Masabumi Kikuchi, piano; Thomas Morgan, contrabbasso; Paul Motian, batteria

 

Un disco delizioso, tenero, malinconico, pieno di vitalità. Eppure, nell’ascoltarlo, non c’è modo di togliersi di dosso un velo di tristezza, pensando che non si potrà più ascoltare il fraseggio melodico, ritmico, ineguagliabilmente fantasioso ed inventivo di Paul Motian, il quale, a due anni dalla registrazione se ne sarebbe andato all’improvviso – aveva suonato dal vivo fino a due mesi prima – lasciando artisti come Kikuchi, dolorosamente sbigottiti. È dunque un disco postumo ‘Sunrise’, “il sorgere del sole”, del 73enne pianista giapponese, che già aveva suonato con Motian fin dal 1990. Dapprima in un trio ‘Tethered Moon’, completato da Gary Peacock – 5 dischi, a partire da quello di esordio ‘First Meeting’. Poi nel ‘Paul Motian trio 2000 + Two’ con Chris Potter, Greg Osby e Mat Manieri, un organico che licenziò due dischi dal vivo nel 2007 e 2008, fino a quest’ultimo trio formatosi nel 2009 e che avrebbe potuto indubbiamente continuare a scrivere pagine significative nel segno dell’improvvisazione.

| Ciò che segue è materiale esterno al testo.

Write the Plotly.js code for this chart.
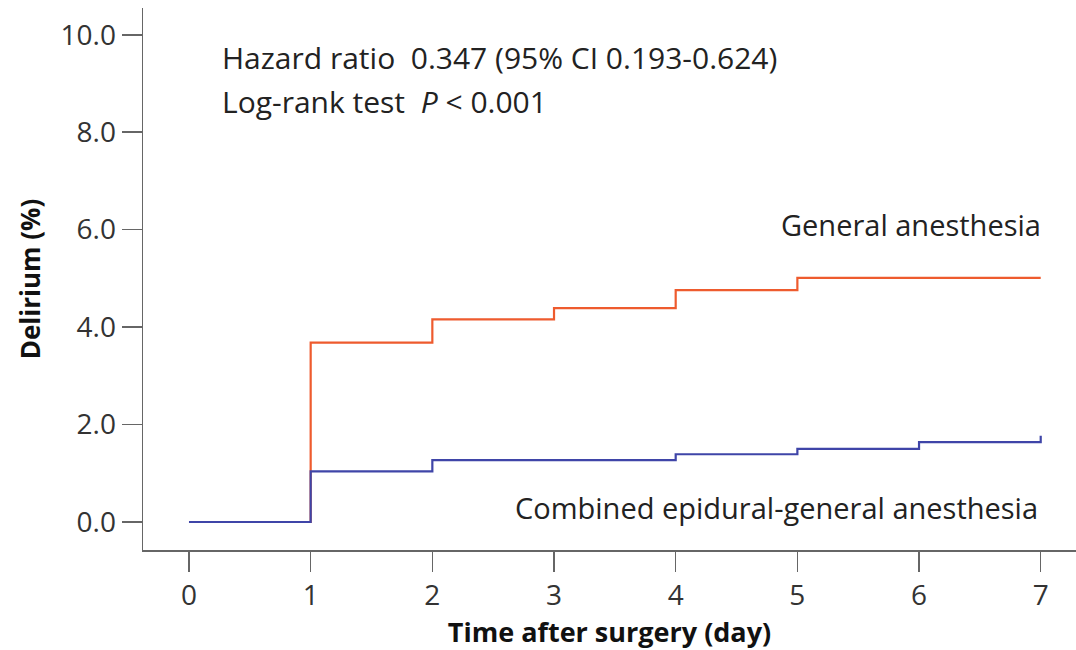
<!DOCTYPE html>
<html>
<head>
<meta charset="utf-8">
<script src="https://cdn.plot.ly/plotly-3.0.1.min.js"></script>
<style>html,body{margin:0;padding:0;background:#fff;}#chart{width:1076px;height:650px;}</style>
</head>
<body>
<div id="chart"></div>
<script>
// Data
const daysGeneral = [0, 1, 2, 3, 4, 5, 7];
const deliriumGeneral = [0, 3.68, 4.16, 4.39, 4.76, 5.01, 5.01];
const daysCombined = [0, 1, 2, 4, 5, 6, 7];
const deliriumCombined = [0, 1.04, 1.27, 1.39, 1.50, 1.64, 1.77];
const xTicks = [0, 1, 2, 3, 4, 5, 6, 7];
const yTicks = [0, 2, 4, 6, 8, 10];
const yTickText = ["0.0", "2.0", "4.0", "6.0", "8.0", "10.0"];

const FONT = "'Open Sans', Lato, sans-serif";

const traces = [
  {x: daysGeneral, y: deliriumGeneral, type: 'scatter', mode: 'lines',
   line: {shape: 'hv', color: '#EE5B2E', width: 2.2}, name: 'General anesthesia'},
  {x: daysCombined, y: deliriumCombined, type: 'scatter', mode: 'lines',
   line: {shape: 'hv', color: '#3F45A8', width: 2.2}, name: 'Combined epidural-general anesthesia'}
];

const axisCommon = {
  showgrid: false, zeroline: false, showline: true, linecolor: '#666', linewidth: 1.5,
  ticks: 'outside', ticklen: 20, tickwidth: 1.5, tickcolor: '#666',
  tickfont: {family: FONT, size: 28, color: '#333'}
};

const layout = {
  width: 1076, height: 650,
  margin: {l: 143, r: 0, t: 8, b: 100},
  paper_bgcolor: '#fff', plot_bgcolor: '#fff',
  showlegend: false,
  font: {family: FONT, color: '#222'},
  xaxis: Object.assign({}, axisCommon, {
    range: [-0.378, 7.29], tickvals: xTicks, ticktext: xTicks.map(String),
    title: {text: 'Time after surgery (day)', font: {family: FONT, size: 27, color: '#111', weight: 'bold'}, standoff: 4}
  }),
  yaxis: Object.assign({}, axisCommon, {
    range: [-0.575, 10.55], tickvals: yTicks, ticktext: yTickText,
    title: {text: 'Delirium (%)', font: {family: FONT, size: 26, color: '#111', weight: 'bold'}, standoff: 12}
  }),
  annotations: [
    {xref: 'paper', yref: 'paper', x: 0.0825, y: 0.908, xanchor: 'left', yanchor: 'middle', showarrow: false,
     text: 'Hazard ratio  0.347 (95% CI 0.193-0.624)', font: {family: FONT, size: 30, color: '#222'}},
    {xref: 'paper', yref: 'paper', x: 0.0825, y: 0.827, xanchor: 'left', yanchor: 'middle', showarrow: false,
     text: 'Log-rank test  <i>P</i> &lt; 0.001', font: {family: FONT, size: 30, color: '#222'}},
    {xref: 'paper', yref: 'paper', x: 0.965, y: 0.600, xanchor: 'right', yanchor: 'middle', showarrow: false,
     text: 'General anesthesia', font: {family: FONT, size: 29, color: '#222'}},
    {xref: 'paper', yref: 'paper', x: 0.961, y: 0.079, xanchor: 'right', yanchor: 'middle', showarrow: false,
     text: 'Combined epidural-general anesthesia', font: {family: FONT, size: 29, color: '#222'}}
  ]
};

Plotly.newPlot('chart', traces, layout, {displayModeBar: false, staticPlot: true});
</script>
</body>
</html>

‘Sunrise’ è il terzo album registrato (in settembre) da Motian per l’etichetta tedesca nel 2009, uscito quest’anno, preceduto da ‘Lost in a dream’ del Paul Motian trio, registrato in febbraio dal vivo al Village Vanguard, uscito nel 2010 e ‘Live at Birdland’, con Lee Konitz, Charlie Haden e Brad Mehldau, registrato in dicembre e uscito nel 2011. Un anno fecondo, dunque, il 2009, per un musicista che a 78 anni (era nato il 25 marzo del 1931) continuava a suonare con un timbro cristallino e caldo, in maniera raffinata, lucida e stimolante, che lo caratterizza sin dal momento della sua apparizione, breve purtroppo (dal 1959 al 1961), nel, forse, più bel trio ‘piano-basso-batteria’ della storia del Jazz: quello con Bill Evans (piano) e Scott LaFaro (contrabbasso), scomparso in un incidente d’auto il 6 luglio 1951.

Anche se è suddiviso in 10 tracce, ‘Sunrise’, di fatto, è una lunga suite che si sviluppa secondo nuove possibilità improvvisative per un ensemble, come afferma il pianista nelle note di presentazione. Il disco è registrato magnificamente, una consuetudine che ha reso celebre per la qualità del suono l’etichetta bavarese. Fin dal primo frammento, ‘Ballad I‘, avvertiamo nel fraseggio del trio la grande importanza data al silenzio, evitando cascate di note che possano appesantire. Si crea in tal modo un’attesa, un’aspettativa per un qualcosa che si realizza nella maniera più appropriata. Kikuchi inizia a sondare il terreno con piccoli tocchi, Morgan lo asseconda con estrema attenzione, Motian interviene come per commentare e lo fa sapientemente, sia con le spazzole, sia con le bacchette, dando molta importanza ai piatti sospesi (proprio una traccia è stata intitolata ‘Sticks and Cymbals’, “bacchette e piatti”). Il tocco e il modo di percuotere lo rendono immediatamente riconoscibile al primo ascolto, come soltanto avviene quando a suonare è un maestro dello strumento.